Police have seized 75,000 marijuana plants in the Cariboo since a dedicated task force was established six months ago, but no one has yet gone before the courts.
Federal RCMP spokesman Const. Michael McLaughlin said police have recommended charges against 36 people, who have all been released on promises to appear, but the Crown has yet to approve charges against any of them.
“When you’re dealing with sophisticated investigations, this is something that is standard procedure for us,” McLaughlin said Tuesday at a press conference in Prince George.
“When you’re talking about the scale of these operations, a lot of investigators have to gather a lot of evidence, and we’ve got to meet that beyond-reasonable-doubt proof in court. So you know we’re going to make darn sure we have very solid charges.”
The Cariboo Regional Integrated Marijuana Enforcement Task Force was launched in September 2010 after a public outcry about increased numbers of suspected pot growers and traffickers in the area.
“After the six-month mark, we can definitively say that the people of the Cariboo are absolutely right. There is a problem, we are investigating and we’re going to continue to do so,” said McLaughlin, who urged the public to continue reporting suspicious activity.
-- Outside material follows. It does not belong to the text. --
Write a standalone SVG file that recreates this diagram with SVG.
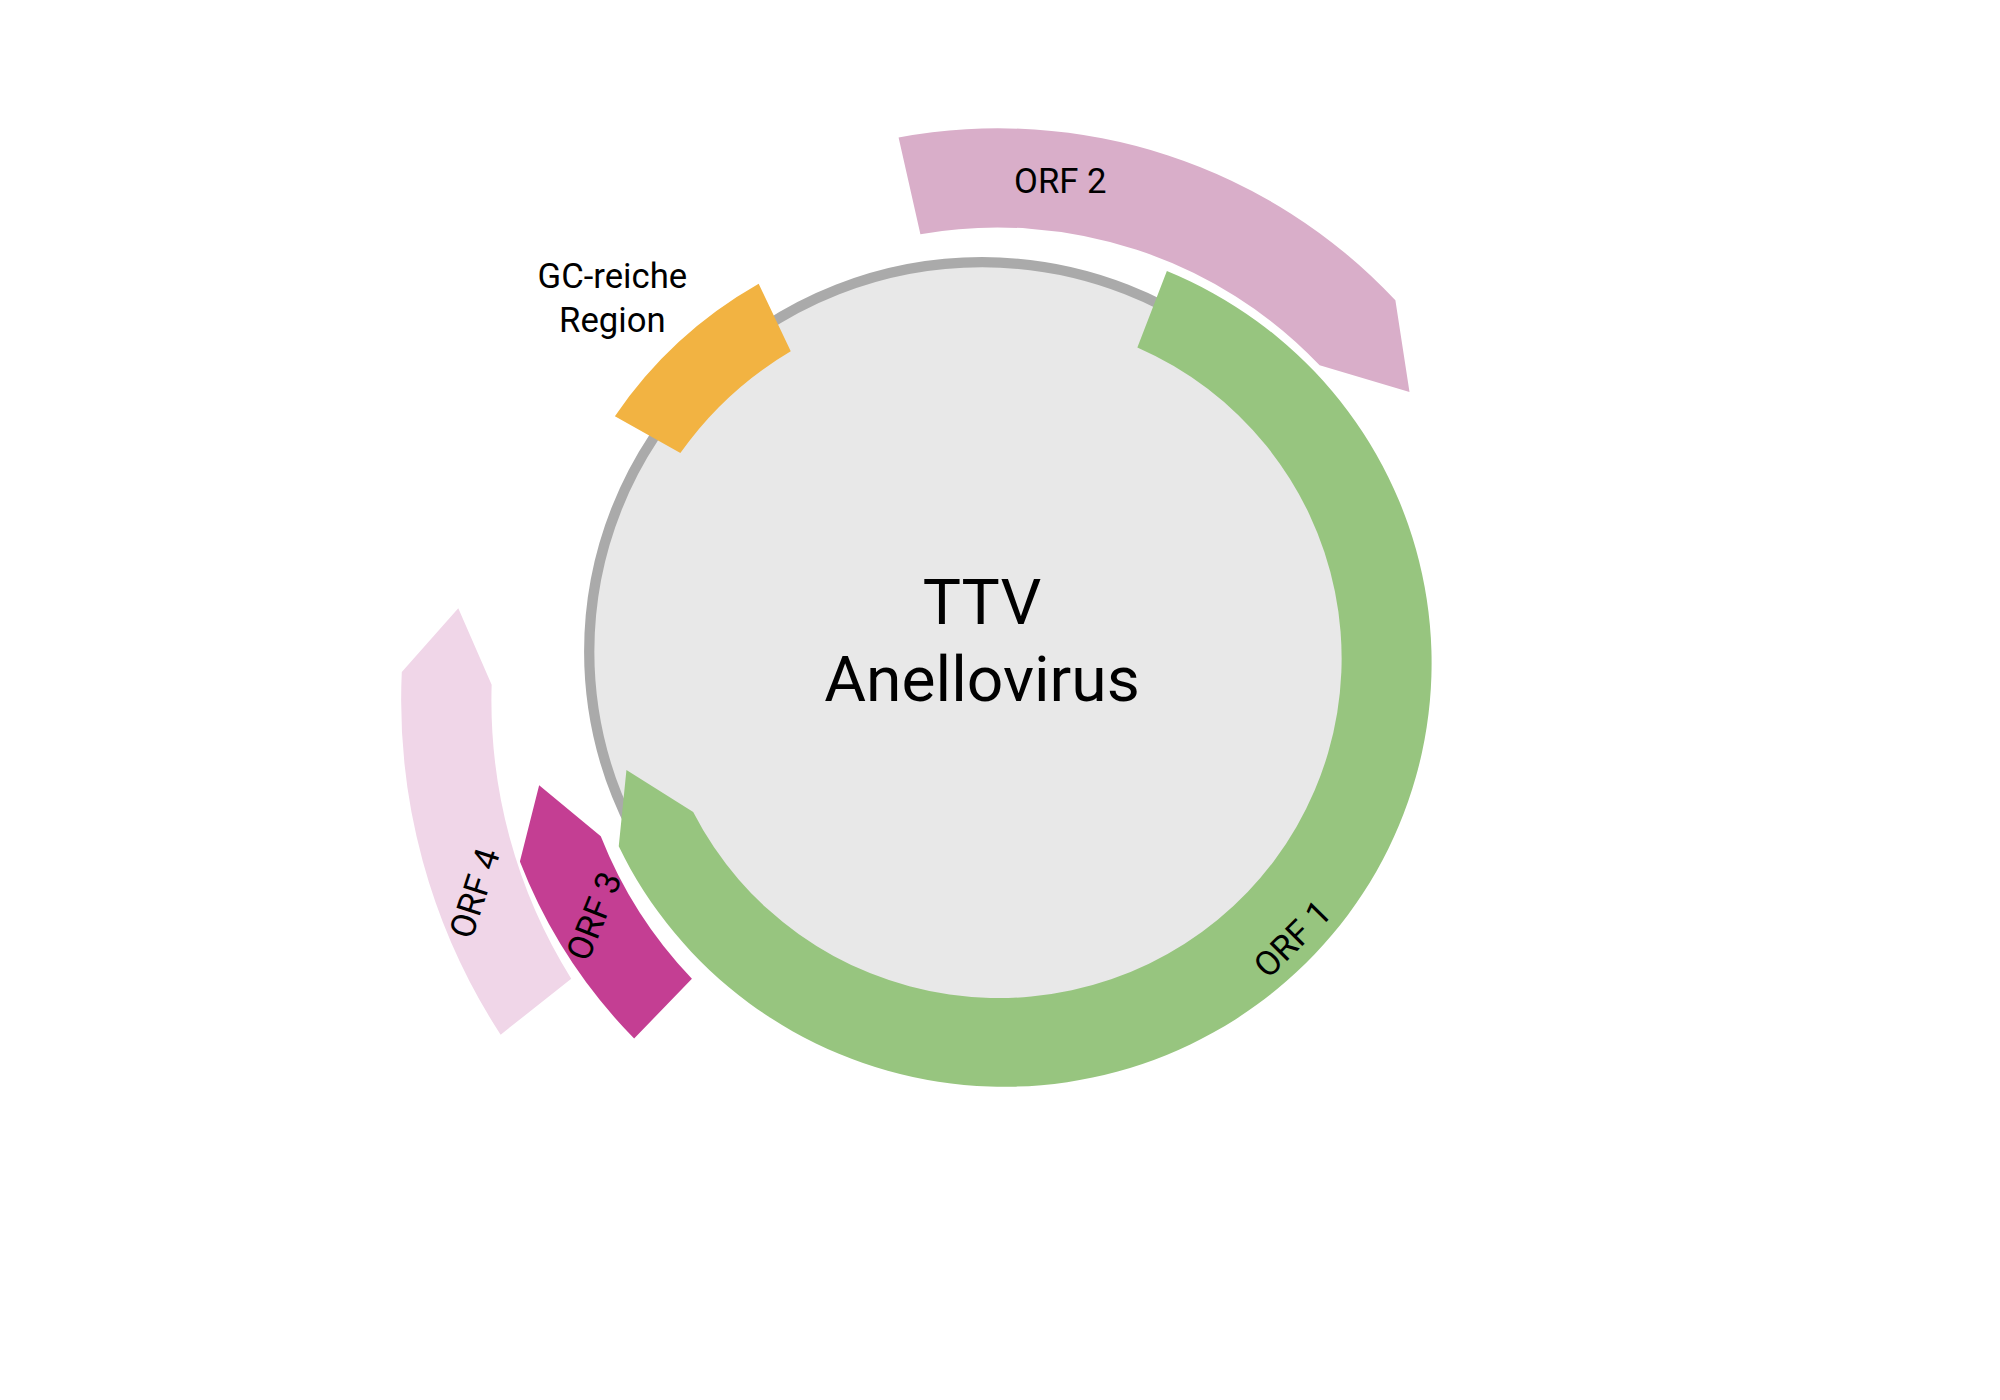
<svg xmlns="http://www.w3.org/2000/svg" width="2000" height="1400" viewBox="0 0 2000 1400">
<style>
text{font-family:Roboto,"Liberation Sans",sans-serif;fill:#000;text-anchor:middle}
.l{font-size:27px}
</style>
<rect width="2000" height="1400" fill="#fff"/>
<g transform="scale(1.2837,1.2727)">
<g id="genome"><circle cx="765" cy="512" r="306" fill="#e8e8e8" stroke="#aaaaaa" stroke-width="8"/>
<text x="765" y="490" font-size="50">TTV</text>
<text x="765" y="551" font-size="50">Anellovirus</text></g>
<g id="gc"><path d="M591,223 A338,338 0 0 0 479,327 L530,356 A280,280 0 0 1 616,276 Z" fill="#f2b342"/>
<text class="l" x="477" y="226">GC-reiche</text><text class="l" x="477" y="261">Region</text></g>
<g id="orf2"><path d="M700,108 A422,422 0 0 1 1087,236 L1098,308 L1028,287 A345,345 0 0 0 717,184 Z" fill="#d9aec9"/>
<text class="l" x="826" y="152">ORF 2</text></g>
<g id="orf1"><path d="M909,213 A333,333 0 1 1 482,665 L488,605 L540,638 A267,267 0 1 0 886,273 Z" fill="#97c57f"/>
<text class="l" transform="translate(1007,738) rotate(-45)" y="9">ORF 1</text></g>
<g id="orf3"><path d="M420,617 L468,657 A345,345 0 0 0 539,769 L494,816 A410,410 0 0 1 405,677 Z" fill="#c43e93"/>
<text class="l" transform="translate(463,720) rotate(-68)" y="9">ORF 3</text></g>
<g id="orf4"><path d="M357,478 L383,538 A415,415 0 0 0 445,769 L390,813 A485,485 0 0 1 313,528 Z" fill="#f0d6e8"/>
<text class="l" transform="translate(370,702) rotate(-72)" y="9">ORF 4</text></g>
<g id="connectors"/>
</g>
</svg>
RCMP North District commander Barry Clark said the “vast majority” of people arrested in connection with the grow-ops hail from the Lower Mainland. And, more alarmingly, “a large percentage of these accused are being investigated for potential ties to Asian-based and other organized crime groups.”
Clark said growers are attracted to the Cariboo by its sparse population and relatively cheap land, on which they place “purpose-built” grow structures and leave behind “toxic ponds” filled with herbicides, diesel fuel and other chemicals used in their operations.
Cariboo North MLA Bob Simpson said he will lobby the provincial government to establish a civilian remediation team to clean up the toxic grow-ops, “then figure out the jurisdictional issues, figure out the back charges from there.”
Simpson also said he would work with all levels of government to ensure the continued operation of the task force, which is currently only funded through September 2011.
“I think it would be foolish of us to signal to organized crime, particularly these Asian gangs, that the Cariboo is open for business again,” Simpson said.
CRIME, staffed by between 15 and 25 dedicated RCMP officers, is funded by an arrangement between municipalities from 100 Mile House to Prince George and the federal and provincial governments. McLaughlin would not say what the operation has cost to date, because its investigations are ongoing.
“At this point, we absolutely would not jeopardize a criminal trial by releasing things like cost,” he said.
Meanwhile, criminologist Darryl Plecas, who also spoke at Tuesday’s press conference, said his statistics show the grow-ops taken down by CRIME boasted an average of 1,100 plants (the largest, near Williams Lake, had 8,600) and could be expected to produce annual crops valued at $500,000.
Plecas studies crime as the RCMP research chair at the University of the Fraser Valley. He said Cariboo grow-ops have increased in number and size by five times since the late-1990s, with disproportionate consequences in the courts.
“People are growing five times as much product, clearly in the range of where it’s hard to imagine they could not have organized crime connections… (and) we’re still giving people sentences as if they were mom-and-pop operations,” Plecas said. “It’s mind boggling.”